After upgrading to MariaDB-10.0.22-Galera we seem to trigger a condition which causes a complete lockup on the database. However the errorlog or innodb engine status do not seem to recognize it as such.
Setup: Three Centos6-x86_64 servers, two with MariaDB-10.0.22-Galera and one with the Garb deamon. The first of the MariaDB servers (Server1) is used for all application queries, the second one (Server2) for running incremental backups (every 5 minutes).
When we are running a performance test on the application (and thus create a simple query load on Server1) after some time the database will enter a locked state.
The conditions we have been able to isolate:
- Servers are running MariaDB-10.0.22-Galera (does not occur with 10.0.21)
- Servers are running in cluster mode
- Application queries run against Server1
- Backup queries run against Server2
The queries used by the backup software on Server2 are attached (backup.txt).
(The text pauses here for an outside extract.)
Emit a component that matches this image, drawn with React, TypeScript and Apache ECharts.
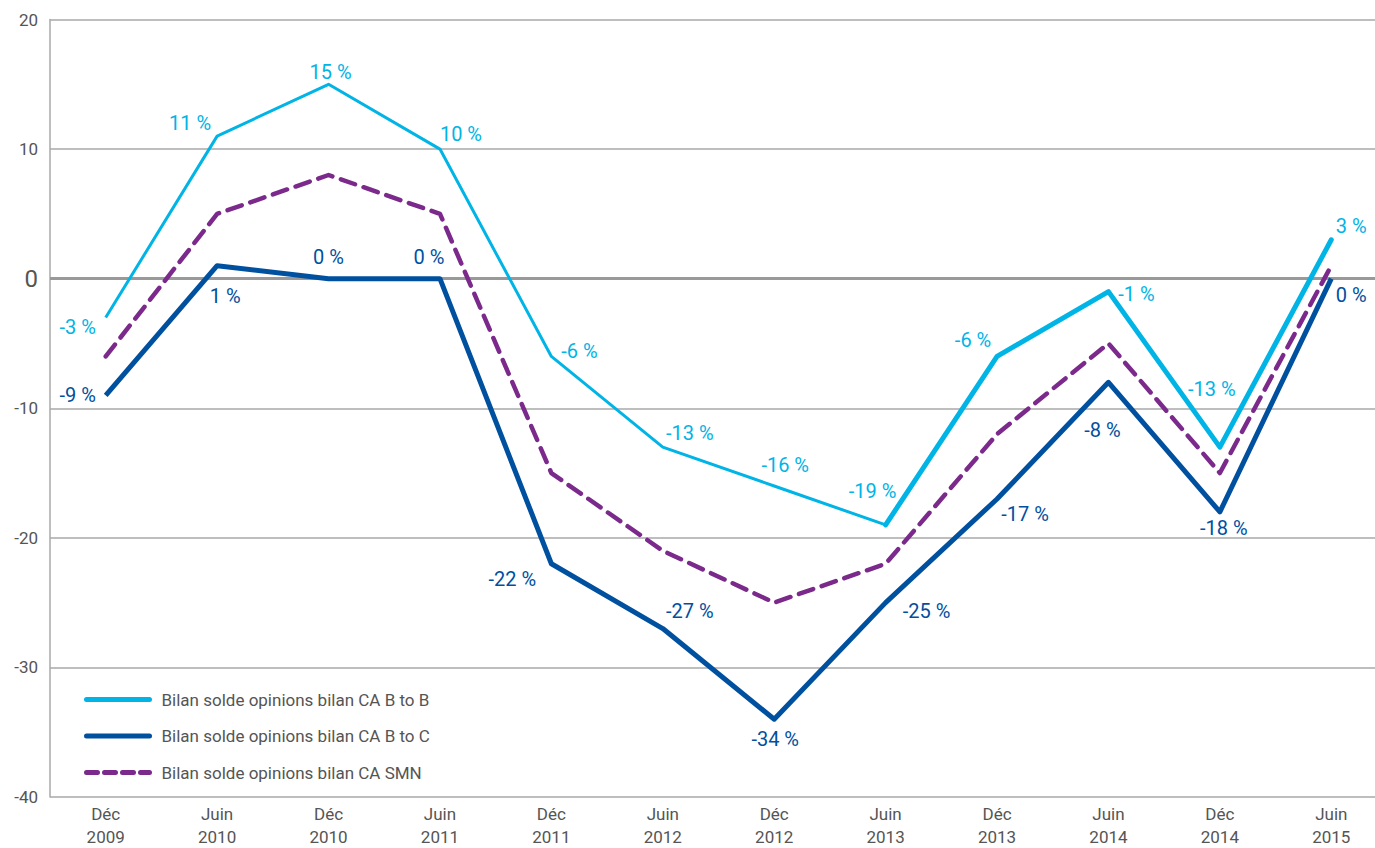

The processlist of Server1 after occurance of the issue is attached (processlist.txt) and also a gdb backtrace from all threads (backtrace.txt) on Server1. Server2 has an empty processlist as this time and backups can still continue to run from Server2 while Server1 has entered this locked state. The locked state does not timeout, the only option for recovery is a mysqld restart.
Unfortunately I have not been able yet to create a testcase to reproduce the issue on an isolated system. I can however trigger the issue at will by running the application performance test in our setup so gather additonal information.
Any help to find and resolve this issue would be greatly appreciated.